Swedish region announces "personal lockdown" amid surging COVID cases
One of Sweden's most populous regions has asked residents to enter a "personal lockdown" in order to curb soaring COVID-19 cases, Euronews reported Wednesday.
Why it matters: Sweden's more relaxed approach to the pandemic prompted libertarians and conservatives, including Sen. Rand Paul (R-Ky.), to argue the U.S. should've adopted a similar strategy. But the country this week reported the highest infection rate in the EU.
By the numbers: Sweden reported a seven-day average of 625 new infections per million people, statistics published Tuesday by the scientific online publication OurWorldInData show.
What's happening: Mikael Köhler, health chief of the Swedish region of Uppsala, told Euronews regional health officials were asking each resident "to act like they are in a personal lockdown."
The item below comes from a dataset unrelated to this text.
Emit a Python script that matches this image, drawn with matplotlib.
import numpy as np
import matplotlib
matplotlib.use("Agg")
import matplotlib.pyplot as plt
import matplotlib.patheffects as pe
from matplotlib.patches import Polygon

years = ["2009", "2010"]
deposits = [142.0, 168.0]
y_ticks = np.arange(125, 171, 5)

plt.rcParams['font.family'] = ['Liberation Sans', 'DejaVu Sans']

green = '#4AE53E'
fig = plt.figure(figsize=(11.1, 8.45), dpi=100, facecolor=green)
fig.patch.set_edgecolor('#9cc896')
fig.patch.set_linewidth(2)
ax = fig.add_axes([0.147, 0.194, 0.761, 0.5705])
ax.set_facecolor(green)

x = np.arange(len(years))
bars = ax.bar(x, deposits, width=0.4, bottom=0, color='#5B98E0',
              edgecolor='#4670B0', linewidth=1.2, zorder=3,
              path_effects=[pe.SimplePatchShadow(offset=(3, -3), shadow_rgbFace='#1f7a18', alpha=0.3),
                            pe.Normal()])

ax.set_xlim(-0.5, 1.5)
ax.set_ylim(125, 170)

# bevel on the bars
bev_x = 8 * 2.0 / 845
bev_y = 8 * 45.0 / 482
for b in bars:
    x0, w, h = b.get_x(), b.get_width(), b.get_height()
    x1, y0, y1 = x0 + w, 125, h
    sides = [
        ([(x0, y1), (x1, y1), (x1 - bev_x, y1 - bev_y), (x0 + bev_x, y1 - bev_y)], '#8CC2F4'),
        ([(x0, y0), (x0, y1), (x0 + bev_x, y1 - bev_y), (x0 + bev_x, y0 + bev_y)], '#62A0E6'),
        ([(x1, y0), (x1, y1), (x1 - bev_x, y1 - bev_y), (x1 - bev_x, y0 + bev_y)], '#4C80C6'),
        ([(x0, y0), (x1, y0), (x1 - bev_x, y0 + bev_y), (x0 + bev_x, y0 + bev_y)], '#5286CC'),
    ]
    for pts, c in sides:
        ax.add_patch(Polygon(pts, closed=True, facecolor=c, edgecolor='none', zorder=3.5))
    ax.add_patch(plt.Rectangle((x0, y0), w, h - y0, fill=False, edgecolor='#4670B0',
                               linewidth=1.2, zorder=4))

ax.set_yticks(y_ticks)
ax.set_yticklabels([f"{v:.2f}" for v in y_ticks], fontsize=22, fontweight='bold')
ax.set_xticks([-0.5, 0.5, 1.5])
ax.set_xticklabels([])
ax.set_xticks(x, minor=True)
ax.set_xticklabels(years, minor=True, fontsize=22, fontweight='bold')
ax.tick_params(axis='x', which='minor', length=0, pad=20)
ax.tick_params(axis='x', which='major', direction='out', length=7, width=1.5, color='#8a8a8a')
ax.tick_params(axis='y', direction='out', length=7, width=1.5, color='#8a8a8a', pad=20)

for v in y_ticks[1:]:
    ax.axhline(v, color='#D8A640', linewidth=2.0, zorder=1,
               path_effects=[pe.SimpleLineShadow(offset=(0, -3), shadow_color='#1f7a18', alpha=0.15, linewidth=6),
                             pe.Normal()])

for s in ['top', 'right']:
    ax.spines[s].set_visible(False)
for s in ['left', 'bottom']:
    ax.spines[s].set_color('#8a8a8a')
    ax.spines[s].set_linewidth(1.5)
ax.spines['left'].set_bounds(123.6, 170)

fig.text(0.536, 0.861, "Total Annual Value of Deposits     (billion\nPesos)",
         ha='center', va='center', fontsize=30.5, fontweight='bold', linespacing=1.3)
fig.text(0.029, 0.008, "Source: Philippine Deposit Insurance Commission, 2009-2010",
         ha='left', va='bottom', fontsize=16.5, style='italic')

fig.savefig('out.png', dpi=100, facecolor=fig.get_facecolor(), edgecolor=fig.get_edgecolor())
- "If they have to meet other people ... everyone has to suspect that everyone they are meeting could be infected," he added.
The big picture: Patient numbers in Sweden's intensive care units have surged "past the peak of the second wave around the turn of the year," Reuters reports.
- Sweden's chief epidemiologist Anders Tegnell said Tuesday there were "no signs of a decrease" in the spread officials were seeing, per Reuters.
- While the country has never imposed a strict lockdown like other nations, it has introduced measures including international travel restrictions and limits on public gatherings to eight and restaurant tables to four.
For the record: Uppsala is one of 13 of the 21 regions in Sweden to have implemented stricter pandemic measures this spring, according to The Local.
- "While this is a noticeably sharper tone, the actual recommendations in place in Uppsala remain the same, The Local notes.
- This guidance includes staying 2 meters (6.5 feet) from others, wearing a face mask if you need to use public transport, don't meet up with people you don't live with and work from home "if you can," per The Local.